Two areas needed to be considered when undertaking this challenge. First, all elements of the digital and cash payment systems had to be evaluated equally to make them comparable and to allow us to identify the environmental “hotspots” and their respective impacts. Second, these processes also had to be evaluated across countries with varying degrees of digital payment adoption to obtain more comprehensive results.

The Solution
By applying a Lifecycle Assessment (LCA) and following the International Organization for Standardization (ISO) guidelines, we analysed the various processes and operations involved in cash and non-cash payments, from cradle to grave. The LCA, a new method in Oxford Economics’ toolkit, is a holistic approach that appraises environmental impacts across stages of a lifecycle on a variety of categories. Using available data—including figures on raw materials, energy consumption, emissions, and waste—we isolated the impacts of separate processes and determined which lifecycle stages had the greatest negative environmental impact for both cash and digital payments.
Moreover, this comparative tool enabled the evaluation of the environmental impact of a digital payment transaction and compared it to a cash payment equivalent in three countries: Italy, Finland, and Germany. These countries have significantly different adoption rates of digitalisation (with Finland having the highest rate and Italy the lowest) but share the same currency, facilitating cross-country comparisons.

The Result
We found that cash transactions had a larger environmental impact at POS than digital payments in 17 out of the 18 categories examined. For digital payments, the production of terminals and cards had the greatest negative environmental impact. However, the degrees of the impact differed across countries. Over one month, the average person using digital payments saved the equivalent in CO2 emissions of three single-use plastic bags in Italy, four in Germany, and six in Finland.

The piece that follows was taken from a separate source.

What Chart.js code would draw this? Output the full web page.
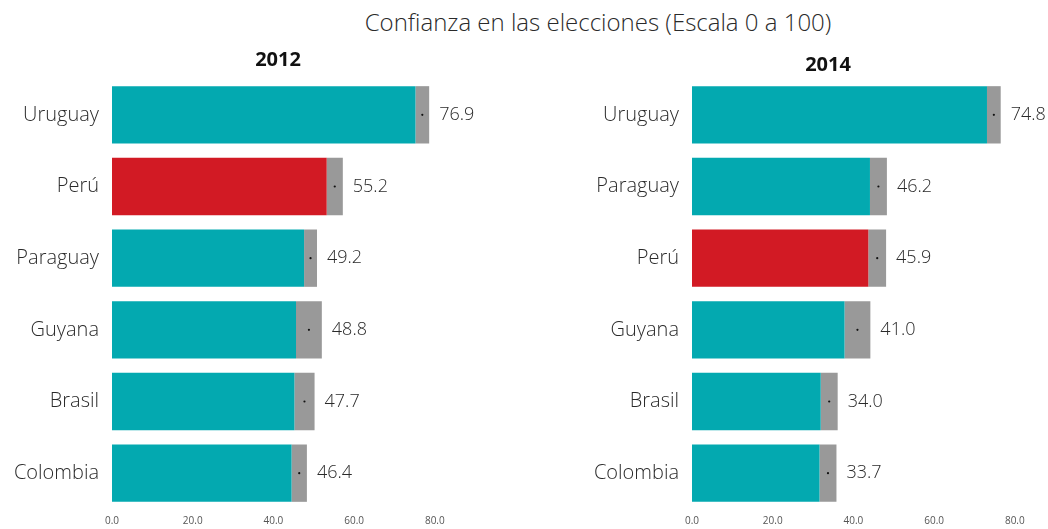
<!DOCTYPE html>
<html>
<head>
<meta charset="utf-8">
<script src="https://cdn.jsdelivr.net/npm/chart.js@4/dist/chart.umd.min.js"></script>
<style>
  html, body { margin: 0; padding: 0; background: #fff; }
  #wrap { position: relative; width: 1048px; height: 529px; overflow: hidden; }
  #title { position: absolute; left: 0; top: 5px; width: 1196px; text-align: center;
    font-family: "Open Sans", sans-serif; font-weight: 300; font-size: 24px; color: #2a2a2a; }
  .box { position: absolute; top: 0; height: 529px; }
</style>
</head>
<body>
<div id="wrap">
  <div id="title">Confianza en las elecciones (Escala 0 a 100)</div>
  <div class="box" style="left:0;width:540px"><canvas id="c1"></canvas></div>
  <div class="box" style="left:540px;width:508px"><canvas id="c2"></canvas></div>
</div>
<script>
// ---- data ----
const categories2012 = ["Uruguay", "Perú", "Paraguay", "Guyana", "Brasil", "Colombia"];
const values2012 = [76.9, 55.2, 49.2, 48.8, 47.7, 46.4];
const errors2012 = [1.7, 2.0, 1.6, 3.2, 2.5, 1.9];
const categories2014 = ["Uruguay", "Paraguay", "Perú", "Guyana", "Brasil", "Colombia"];
const values2014 = [74.8, 46.2, 45.9, 41.0, 34.0, 33.7];
const errors2014 = [1.7, 2.1, 2.2, 3.2, 2.1, 2.1];
const highlight = "Perú";
const xTicks = [0, 20, 40, 60, 80];

const TEAL = "#03a9b0", RED = "#d21a24", GREY = "#999999";
const FONT = "'Open Sans', sans-serif";

const markerPlugin = {
  id: "marker",
  afterDatasetsDraw(chart, args, opts) {
    const ctx = chart.ctx;
    const xs = chart.scales.x, ys = chart.scales.y;
    opts.values.forEach((v, i) => {
      const y = ys.getPixelForValue(i);
      const xv = xs.getPixelForValue(v);
      const xh = xs.getPixelForValue(v + opts.errors[i]);
      ctx.save();
      ctx.fillStyle = "#111";
      ctx.beginPath();
      ctx.arc(xv, y, 1.1, 0, Math.PI * 2);
      ctx.fill();
      ctx.fillStyle = "#2a2a2a";
      ctx.font = "300 18px " + FONT;
      ctx.textBaseline = "middle";
      ctx.textAlign = "left";
      ctx.fillText(v.toFixed(1), xh + 10, y);
      ctx.restore();
    });
    // panel heading
    ctx.save();
    ctx.fillStyle = "#111";
    ctx.font = "bold 20px " + FONT;
    ctx.textAlign = "center";
    ctx.textBaseline = "middle";
    ctx.fillText(opts.heading, chart.chartArea.left + opts.headingDx, opts.headingY);
    ctx.restore();
  }
};

function makeChart(id, cats, vals, errs, year, yWidth, padRight, headingDx, headingY) {
  const low = vals.map((v, i) => +(v - errs[i]).toFixed(2));
  const band = errs.map(e => 2 * e);
  return new Chart(document.getElementById(id), {
    type: "bar",
    data: {
      labels: cats,
      datasets: [
        { data: low, backgroundColor: cats.map(c => c === highlight ? RED : TEAL),
          borderWidth: 0, categoryPercentage: 0.8, barPercentage: 1.0 },
        { data: band, backgroundColor: GREY,
          borderWidth: 0, categoryPercentage: 0.8, barPercentage: 1.0 }
      ]
    },
    options: {
      indexAxis: "y",
      responsive: true,
      maintainAspectRatio: false,
      animation: false,
      layout: { padding: { left: 0, right: padRight, top: 79, bottom: 0 } },
      plugins: {
        legend: { display: false },
        tooltip: { enabled: false },
        title: { display: false },
        marker: { values: vals, errors: errs, heading: year, headingDx: headingDx, headingY: headingY }
      },
      scales: {
        x: {
          stacked: true, min: 0, max: 85,
          grid: { display: false, drawTicks: false }, border: { display: false },
          afterBuildTicks: s => { s.ticks = xTicks.map(v => ({ value: v })); },
          afterFit: s => { s.height = 20; },
          ticks: { padding: 6, color: "#555", font: { family: FONT, size: 10 },
            callback: v => Number(v).toFixed(1) }
        },
        y: {
          stacked: true,
          grid: { display: false, drawTicks: false }, border: { display: false },
          afterFit: s => { s.width = yWidth; s.paddingTop = 0; s.paddingBottom = 0; },
          ticks: { padding: 13, color: "#2a2a2a", font: { family: FONT, size: 20, weight: 300 } }
        }
      }
    },
    plugins: [markerPlugin]
  });
}

makeChart("c1", categories2012, values2012, errors2012, "2012", 112, 85, 166, 60);
makeChart("c2", categories2014, values2014, errors2014, "2014", 152, 13, 136, 65);
</script>
</body>
</html>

Our report, bolstered by the critical eye of external reviewers, provided our client with actionable recommendations to reduce its environmental footprint and demonstrated the applicability of our new LCA capability for future analyses. This insight enables policymakers and businesses to make more informed decisions as they strive to meet net zero targets, decarbonise systems, and develop rigorous and evidence-based policies across various geographies and settings.